STATED EXERCISE
Your task is to retype the lines from the opening of the material through the line that includes "1.0, 1.0, 1.0]". Do not copy the pictures.
+++ INFORMATION GIVEN +++
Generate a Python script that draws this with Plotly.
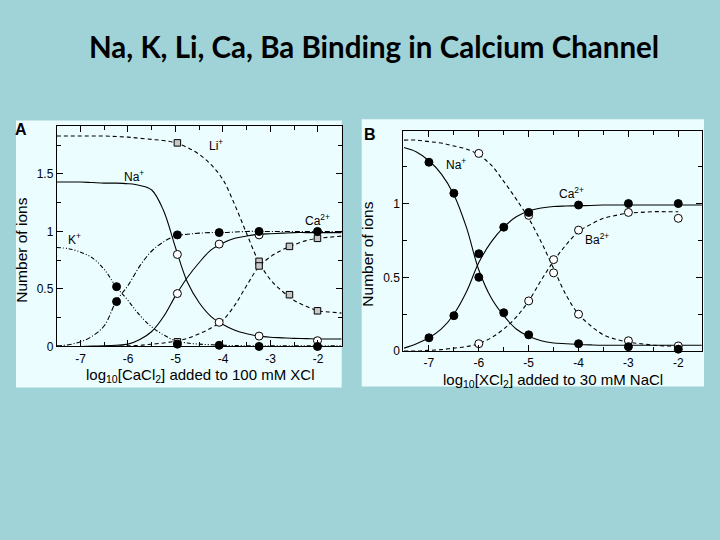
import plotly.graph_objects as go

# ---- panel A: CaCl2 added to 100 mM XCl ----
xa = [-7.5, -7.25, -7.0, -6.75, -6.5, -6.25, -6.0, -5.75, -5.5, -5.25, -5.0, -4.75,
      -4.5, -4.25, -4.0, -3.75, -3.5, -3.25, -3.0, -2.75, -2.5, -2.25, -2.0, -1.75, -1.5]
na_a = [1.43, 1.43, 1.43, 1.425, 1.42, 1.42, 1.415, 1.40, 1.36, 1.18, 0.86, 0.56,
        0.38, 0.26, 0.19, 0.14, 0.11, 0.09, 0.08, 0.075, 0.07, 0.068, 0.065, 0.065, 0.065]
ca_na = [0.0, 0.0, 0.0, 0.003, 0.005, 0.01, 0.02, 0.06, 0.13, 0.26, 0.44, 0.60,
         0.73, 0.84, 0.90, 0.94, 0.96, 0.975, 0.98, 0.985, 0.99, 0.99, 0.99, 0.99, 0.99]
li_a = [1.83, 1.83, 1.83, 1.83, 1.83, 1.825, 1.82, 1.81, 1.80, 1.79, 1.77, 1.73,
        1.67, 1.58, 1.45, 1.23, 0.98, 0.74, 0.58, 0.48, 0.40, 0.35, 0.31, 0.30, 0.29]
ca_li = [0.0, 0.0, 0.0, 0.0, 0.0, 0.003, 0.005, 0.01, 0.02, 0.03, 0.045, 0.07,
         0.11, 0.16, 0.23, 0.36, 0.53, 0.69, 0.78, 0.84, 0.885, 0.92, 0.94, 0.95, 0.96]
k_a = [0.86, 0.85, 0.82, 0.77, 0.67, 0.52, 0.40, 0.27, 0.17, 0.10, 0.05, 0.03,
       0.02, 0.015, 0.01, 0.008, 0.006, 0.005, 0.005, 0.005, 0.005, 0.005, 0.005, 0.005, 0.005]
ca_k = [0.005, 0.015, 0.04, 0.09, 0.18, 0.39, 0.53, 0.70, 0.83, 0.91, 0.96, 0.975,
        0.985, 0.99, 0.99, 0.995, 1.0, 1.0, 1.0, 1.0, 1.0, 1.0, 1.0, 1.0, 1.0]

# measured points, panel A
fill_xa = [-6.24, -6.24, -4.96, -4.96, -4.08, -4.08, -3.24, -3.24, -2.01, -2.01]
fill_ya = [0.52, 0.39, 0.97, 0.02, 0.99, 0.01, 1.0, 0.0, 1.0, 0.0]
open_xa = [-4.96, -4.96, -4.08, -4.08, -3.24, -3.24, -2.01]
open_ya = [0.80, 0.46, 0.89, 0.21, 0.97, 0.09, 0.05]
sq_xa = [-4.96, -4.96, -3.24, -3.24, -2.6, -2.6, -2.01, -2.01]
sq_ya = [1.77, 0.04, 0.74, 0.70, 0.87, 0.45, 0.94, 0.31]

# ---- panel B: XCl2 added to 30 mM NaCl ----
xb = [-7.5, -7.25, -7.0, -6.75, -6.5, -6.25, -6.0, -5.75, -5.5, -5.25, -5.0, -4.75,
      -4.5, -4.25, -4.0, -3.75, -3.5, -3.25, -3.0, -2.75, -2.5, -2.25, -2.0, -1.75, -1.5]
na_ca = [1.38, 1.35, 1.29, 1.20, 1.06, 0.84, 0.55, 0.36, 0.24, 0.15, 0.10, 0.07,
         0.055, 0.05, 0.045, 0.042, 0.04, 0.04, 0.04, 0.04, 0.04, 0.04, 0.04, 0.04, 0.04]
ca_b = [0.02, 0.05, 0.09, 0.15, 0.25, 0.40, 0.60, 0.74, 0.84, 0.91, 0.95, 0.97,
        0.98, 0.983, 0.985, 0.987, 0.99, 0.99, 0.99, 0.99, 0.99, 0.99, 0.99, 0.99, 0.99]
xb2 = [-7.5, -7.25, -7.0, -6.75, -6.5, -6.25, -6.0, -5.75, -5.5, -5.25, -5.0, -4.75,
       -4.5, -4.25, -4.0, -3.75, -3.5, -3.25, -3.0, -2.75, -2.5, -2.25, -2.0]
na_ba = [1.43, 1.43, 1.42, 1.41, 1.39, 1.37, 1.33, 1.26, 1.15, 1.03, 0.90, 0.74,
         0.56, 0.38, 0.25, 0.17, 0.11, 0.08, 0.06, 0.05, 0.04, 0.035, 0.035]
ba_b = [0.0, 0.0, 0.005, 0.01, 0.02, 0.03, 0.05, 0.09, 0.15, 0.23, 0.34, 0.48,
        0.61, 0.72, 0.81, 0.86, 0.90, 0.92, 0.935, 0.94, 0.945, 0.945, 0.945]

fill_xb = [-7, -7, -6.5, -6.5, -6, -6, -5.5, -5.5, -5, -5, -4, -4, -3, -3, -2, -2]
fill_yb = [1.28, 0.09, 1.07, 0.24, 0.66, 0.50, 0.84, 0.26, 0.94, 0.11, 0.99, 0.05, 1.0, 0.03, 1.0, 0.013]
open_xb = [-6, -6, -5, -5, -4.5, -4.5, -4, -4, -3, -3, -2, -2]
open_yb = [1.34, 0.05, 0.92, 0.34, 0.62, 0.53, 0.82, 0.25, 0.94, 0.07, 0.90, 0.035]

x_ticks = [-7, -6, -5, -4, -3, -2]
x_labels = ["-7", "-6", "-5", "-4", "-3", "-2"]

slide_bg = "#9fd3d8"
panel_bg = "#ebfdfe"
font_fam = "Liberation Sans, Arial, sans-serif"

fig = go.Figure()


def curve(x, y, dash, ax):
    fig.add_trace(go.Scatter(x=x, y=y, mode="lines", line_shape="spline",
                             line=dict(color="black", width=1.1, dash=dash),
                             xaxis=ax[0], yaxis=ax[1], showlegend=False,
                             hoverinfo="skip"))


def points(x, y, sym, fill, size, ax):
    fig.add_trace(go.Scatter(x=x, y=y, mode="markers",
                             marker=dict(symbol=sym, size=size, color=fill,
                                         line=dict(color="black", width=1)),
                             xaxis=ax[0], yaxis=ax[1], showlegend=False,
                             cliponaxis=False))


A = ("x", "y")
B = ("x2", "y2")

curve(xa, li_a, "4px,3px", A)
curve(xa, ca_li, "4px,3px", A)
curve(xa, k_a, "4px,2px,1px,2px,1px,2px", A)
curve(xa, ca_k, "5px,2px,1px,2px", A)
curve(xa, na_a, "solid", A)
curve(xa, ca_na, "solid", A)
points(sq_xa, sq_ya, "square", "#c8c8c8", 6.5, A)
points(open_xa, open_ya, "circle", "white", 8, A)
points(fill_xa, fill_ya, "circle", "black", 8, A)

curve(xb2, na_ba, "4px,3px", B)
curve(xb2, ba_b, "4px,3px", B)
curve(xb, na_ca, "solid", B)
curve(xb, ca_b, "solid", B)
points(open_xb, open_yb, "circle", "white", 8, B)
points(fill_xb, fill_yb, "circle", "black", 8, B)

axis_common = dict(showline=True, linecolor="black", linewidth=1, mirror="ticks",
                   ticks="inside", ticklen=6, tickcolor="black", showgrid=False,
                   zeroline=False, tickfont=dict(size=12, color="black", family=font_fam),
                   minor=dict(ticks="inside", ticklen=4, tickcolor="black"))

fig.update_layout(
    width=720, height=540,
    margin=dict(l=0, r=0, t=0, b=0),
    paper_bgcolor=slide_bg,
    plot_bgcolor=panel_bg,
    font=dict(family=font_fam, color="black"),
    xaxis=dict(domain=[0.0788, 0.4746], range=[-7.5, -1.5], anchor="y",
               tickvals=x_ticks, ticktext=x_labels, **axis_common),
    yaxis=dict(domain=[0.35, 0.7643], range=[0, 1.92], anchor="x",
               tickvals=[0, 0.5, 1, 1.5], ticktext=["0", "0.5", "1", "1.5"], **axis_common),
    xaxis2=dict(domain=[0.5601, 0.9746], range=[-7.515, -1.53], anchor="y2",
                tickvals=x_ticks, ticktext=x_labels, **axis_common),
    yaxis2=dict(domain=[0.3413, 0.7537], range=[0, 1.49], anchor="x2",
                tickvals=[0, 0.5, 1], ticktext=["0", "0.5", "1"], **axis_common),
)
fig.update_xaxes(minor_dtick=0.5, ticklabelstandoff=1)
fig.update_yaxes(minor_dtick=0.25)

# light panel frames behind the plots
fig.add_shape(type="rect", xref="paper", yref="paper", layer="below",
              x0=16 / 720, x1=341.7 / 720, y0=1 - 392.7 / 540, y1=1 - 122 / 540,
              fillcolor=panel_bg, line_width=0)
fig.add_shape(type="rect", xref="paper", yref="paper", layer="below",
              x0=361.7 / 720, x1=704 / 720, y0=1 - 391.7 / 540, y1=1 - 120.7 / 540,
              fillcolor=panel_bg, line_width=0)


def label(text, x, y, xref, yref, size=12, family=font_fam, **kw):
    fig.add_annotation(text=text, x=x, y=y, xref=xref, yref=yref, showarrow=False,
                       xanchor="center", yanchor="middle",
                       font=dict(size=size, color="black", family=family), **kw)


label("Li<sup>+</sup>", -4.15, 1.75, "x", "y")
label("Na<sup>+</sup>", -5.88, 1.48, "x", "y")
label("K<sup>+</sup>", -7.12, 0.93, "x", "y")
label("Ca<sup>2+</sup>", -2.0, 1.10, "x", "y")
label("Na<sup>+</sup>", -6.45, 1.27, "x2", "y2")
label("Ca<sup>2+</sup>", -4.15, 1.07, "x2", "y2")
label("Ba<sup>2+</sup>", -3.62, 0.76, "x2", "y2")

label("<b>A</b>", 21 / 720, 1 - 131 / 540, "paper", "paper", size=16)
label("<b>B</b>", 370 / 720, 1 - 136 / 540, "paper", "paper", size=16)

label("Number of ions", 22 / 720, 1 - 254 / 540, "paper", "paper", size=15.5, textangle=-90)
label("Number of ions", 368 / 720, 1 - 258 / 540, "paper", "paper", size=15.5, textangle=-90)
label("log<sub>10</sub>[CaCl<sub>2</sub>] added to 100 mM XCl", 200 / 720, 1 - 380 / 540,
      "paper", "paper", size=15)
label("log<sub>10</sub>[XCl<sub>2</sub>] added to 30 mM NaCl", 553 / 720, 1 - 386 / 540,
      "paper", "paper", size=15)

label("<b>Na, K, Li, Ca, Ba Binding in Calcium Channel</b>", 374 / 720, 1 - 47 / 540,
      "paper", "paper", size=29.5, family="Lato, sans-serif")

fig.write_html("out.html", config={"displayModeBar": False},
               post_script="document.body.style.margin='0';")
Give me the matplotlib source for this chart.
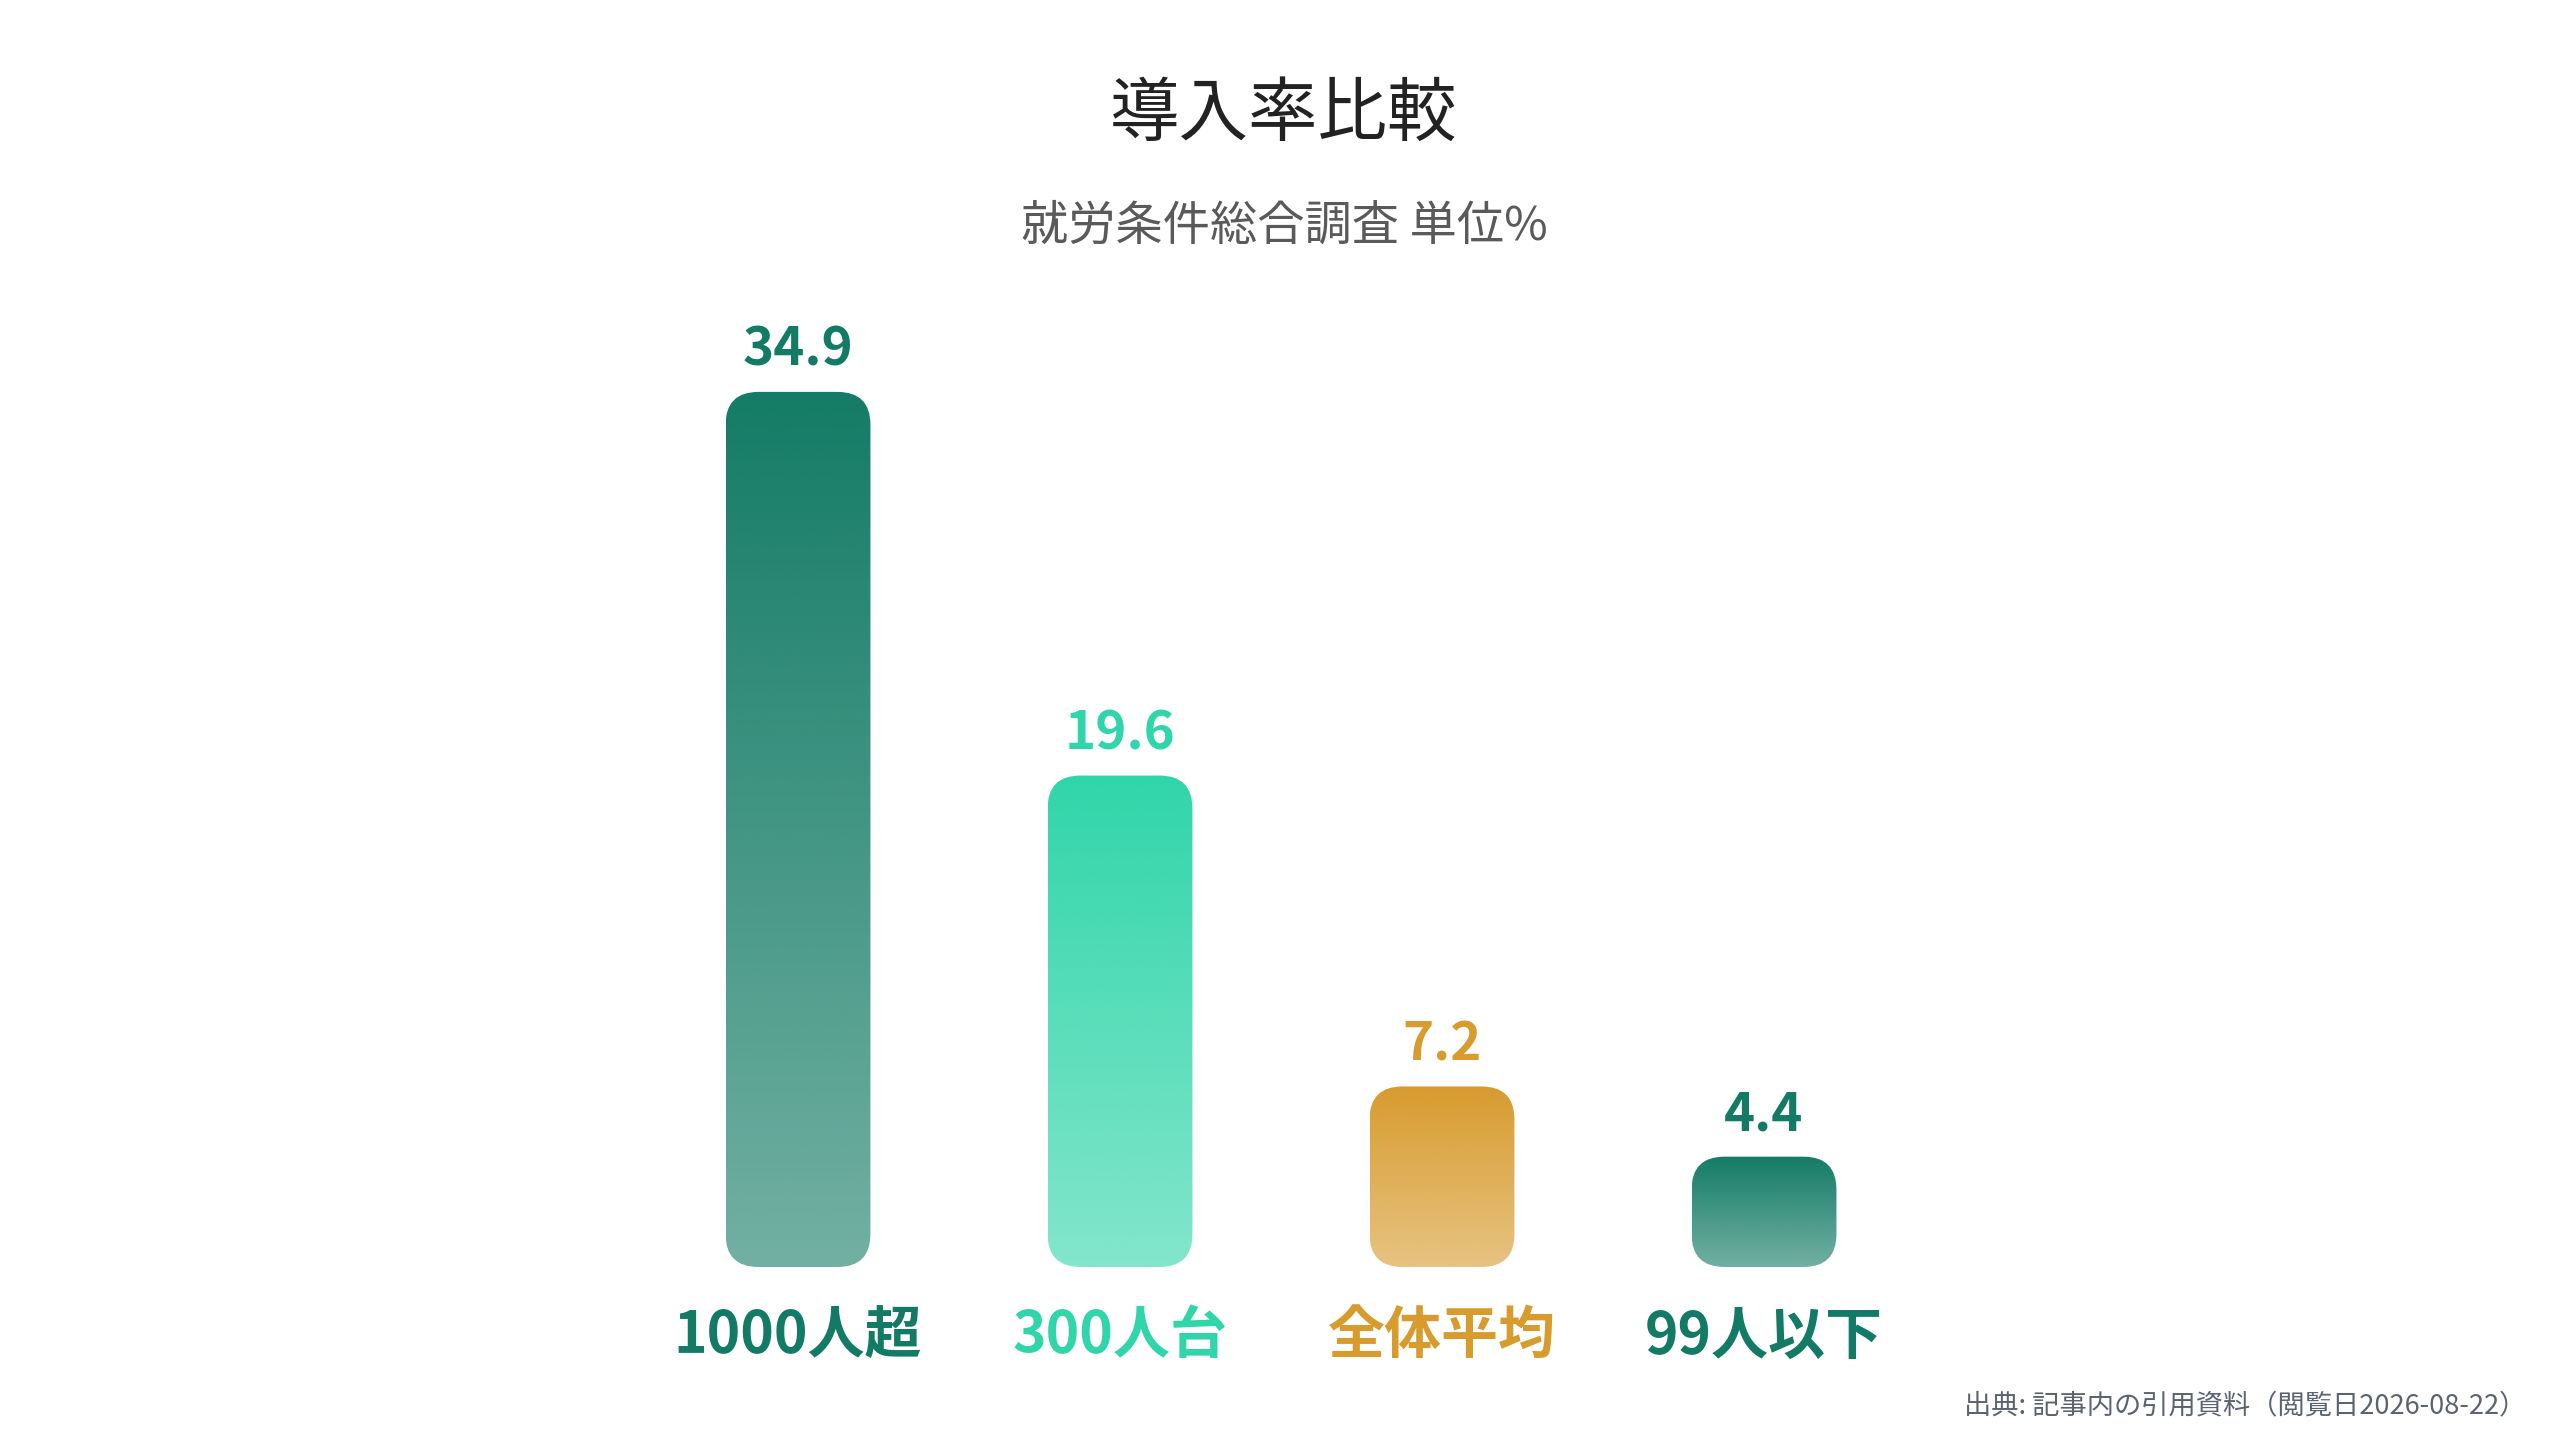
+++
RESPONSE TO THE EXERCISE
Generate a Python script that draws this with Plotly.
import plotly.graph_objects as go

# ---- panel A: CaCl2 added to 100 mM XCl ----
xa = [-7.5, -7.25, -7.0, -6.75, -6.5, -6.25, -6.0, -5.75, -5.5, -5.25, -5.0, -4.75,
      -4.5, -4.25, -4.0, -3.75, -3.5, -3.25, -3.0, -2.75, -2.5, -2.25, -2.0, -1.75, -1.5]
na_a = [1.43, 1.43, 1.43, 1.425, 1.42, 1.42, 1.415, 1.40, 1.36, 1.18, 0.86, 0.56,
        0.38, 0.26, 0.19, 0.14, 0.11, 0.09, 0.08, 0.075, 0.07, 0.068, 0.065, 0.065, 0.065]
ca_na = [0.0, 0.0, 0.0, 0.003, 0.005, 0.01, 0.02, 0.06, 0.13, 0.26, 0.44, 0.60,
         0.73, 0.84, 0.90, 0.94, 0.96, 0.975, 0.98, 0.985, 0.99, 0.99, 0.99, 0.99, 0.99]
li_a = [1.83, 1.83, 1.83, 1.83, 1.83, 1.825, 1.82, 1.81, 1.80, 1.79, 1.77, 1.73,
        1.67, 1.58, 1.45, 1.23, 0.98, 0.74, 0.58, 0.48, 0.40, 0.35, 0.31, 0.30, 0.29]
ca_li = [0.0, 0.0, 0.0, 0.0, 0.0, 0.003, 0.005, 0.01, 0.02, 0.03, 0.045, 0.07,
         0.11, 0.16, 0.23, 0.36, 0.53, 0.69, 0.78, 0.84, 0.885, 0.92, 0.94, 0.95, 0.96]
k_a = [0.86, 0.85, 0.82, 0.77, 0.67, 0.52, 0.40, 0.27, 0.17, 0.10, 0.05, 0.03,
       0.02, 0.015, 0.01, 0.008, 0.006, 0.005, 0.005, 0.005, 0.005, 0.005, 0.005, 0.005, 0.005]
ca_k = [0.005, 0.015, 0.04, 0.09, 0.18, 0.39, 0.53, 0.70, 0.83, 0.91, 0.96, 0.975,
        0.985, 0.99, 0.99, 0.995, 1.0, 1.0, 1.0, 1.0, 1.0, 1.0, 1.0, 1.0, 1.0]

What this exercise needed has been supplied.